Money isn’t everything. But it certainly can greatly impact one’s circumstances.


#78

I still stick to my position.

Being poor and losing being in a horrible situation is worst than being rich and being in the same horrible situation.

This is why there is such a thing as life insurance. A breadwinner cannot predict his or her own death but can make sure that their families will be taken care off in the event of their deaths.


#79

I’d rather be poor and in a happy home than be rich and be in an unhappy home.

What is being discussed is different though. The question should be, will you rather be a Somalian child who has lost his mother and not know where your next meal will come from or an English prince who has lost his mother but can continue to live in the lifestyle you’re accustomed to?


#80

Yes

This is the reason why financial planners advise us to save money for a rainy day or for possible circumstances such as unemployment.

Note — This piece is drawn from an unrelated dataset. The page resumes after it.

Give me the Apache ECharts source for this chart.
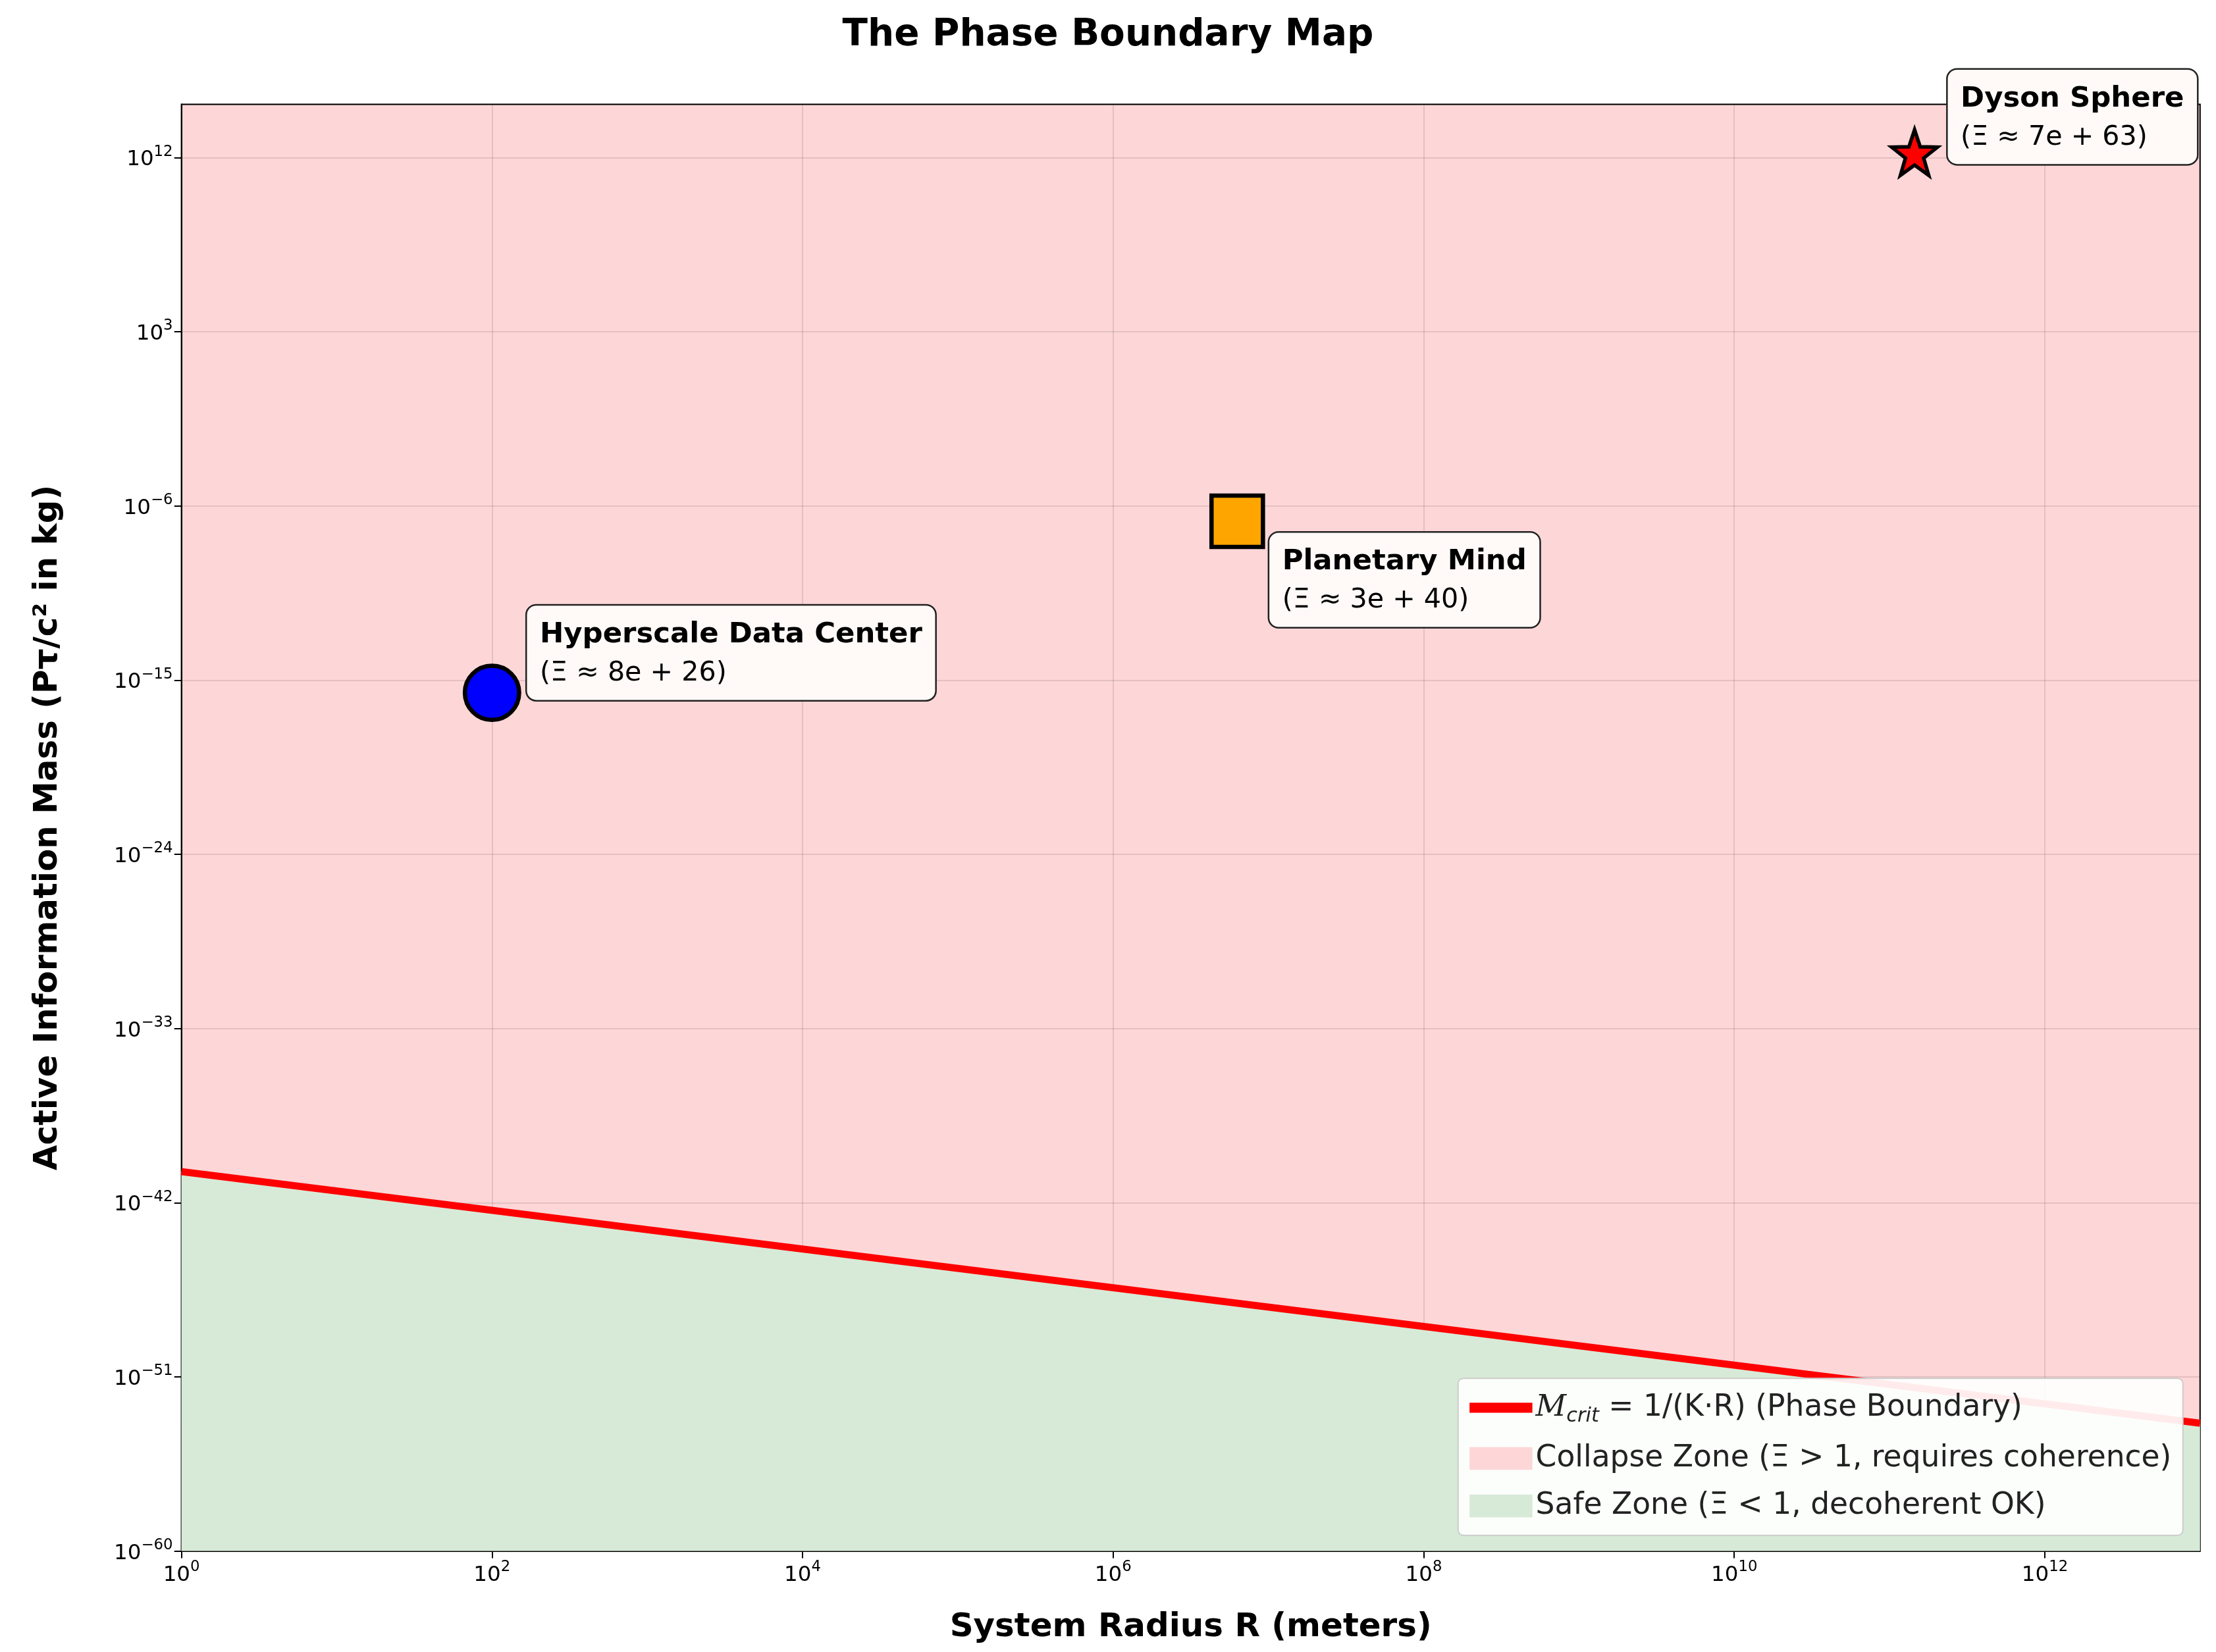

Unemployed is unemployed but I’d rather unemployed with savings in the bank than unemployed and broke that’s for sure.


#81

All other things being equal it may be better to have money. All other things being equal. But then we have Jesus:

23 Then Jesus said to his disciples, ‘Truly I tell you, it will be hard for a rich person to enter the kingdom of heaven. 24 Again I tell you, it is easier for a camel to go through the eye of a needle than for someone who is rich to enter the kingdom of God.’

Jesus said being rich is actually not good for you.

Right. And the answer isn’t clear at all. It isn’t obvious to me that knowing nothing more than this being rich is better. If materialism is true then the answer is clearly being rich is better since you’d have more material wealth. But I’m not a materialist.